Workmanship and Materials You Can Rely On
Our installations are backed by a lifetime workmanship warranty, and we use OEM-quality glass and materials sourced to your vehicle's correct specification. For a Prius Prime, that means rear glass selected to match the factory privacy shade and tone, with the proper defroster and integrated features, set with quality adhesive by a technician who checks the result against your existing glass.
A Few Things Worth Knowing About Insurance and Tint Matching
If your rear glass damage is covered under your policy, getting the correct privacy-matched glass shouldn't be the headache. We help with the insurance side of the process — working directly with your insurer and taking care of the glass-related paperwork so that using your comprehensive coverage is straightforward and low-stress. Comprehensive coverage is the part of an auto policy that generally applies to glass damage, and in Florida many drivers carry a no-deductible windshield benefit; coverage details vary by policy, but we make the glass-side of the process easy to navigate.
The point worth emphasizing is that proper tint matching is part of a quality replacement, not an upgrade you have to fight for. Restoring your Prius Prime to its factory privacy appearance is simply what a correct rear glass replacement should deliver.

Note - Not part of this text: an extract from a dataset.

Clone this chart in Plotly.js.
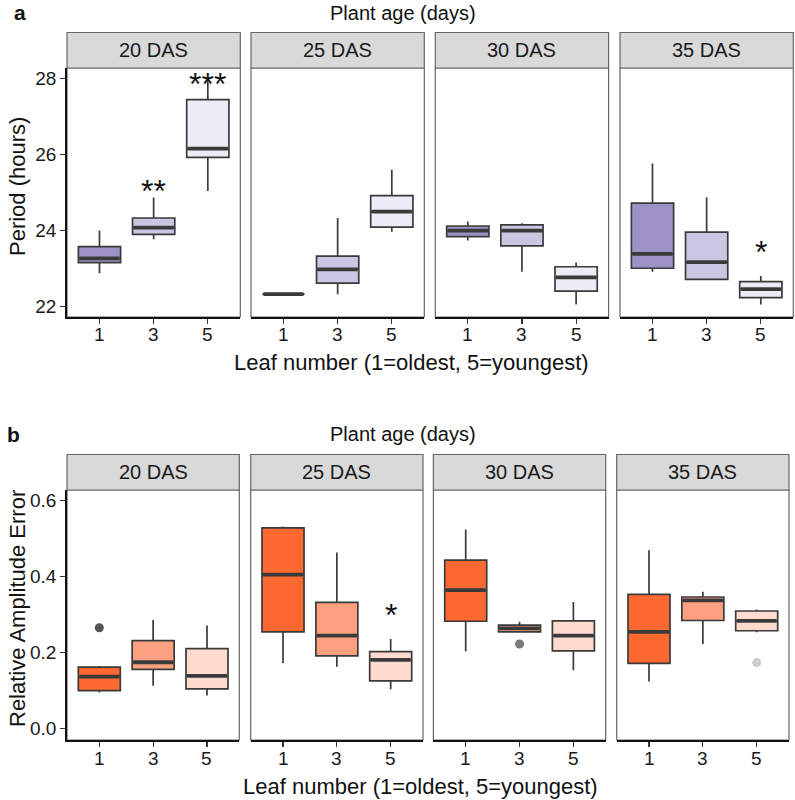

The Bottom Line on Privacy Tint Matching
Factory privacy tint is built into your Prius Prime's rear glass, not stuck on top of it — and that is exactly why a proper replacement has to use glass made to the same privacy specification. When the wrong, lighter pane gets installed, you lose the uniform look, some of your rear privacy, and a measure of the heat and light protection that matters so much in Arizona and Florida. None of that is acceptable as an outcome, and all of it is avoidable.
The fix is straightforward: confirm the correct privacy-tint spec before the glass is ordered, verify it against your existing rear windows, and let an experienced mobile technician install it where it's convenient for you. Do that, and your Prius Prime's rear glass will look the way Toyota intended — dark, uniform, and protective — with no telltale lighter pane giving away that it was ever replaced. If you're planning ahead, ask about tint matching up front; if you're already living with a mismatch, know that it can be corrected with the right glass and the right approach.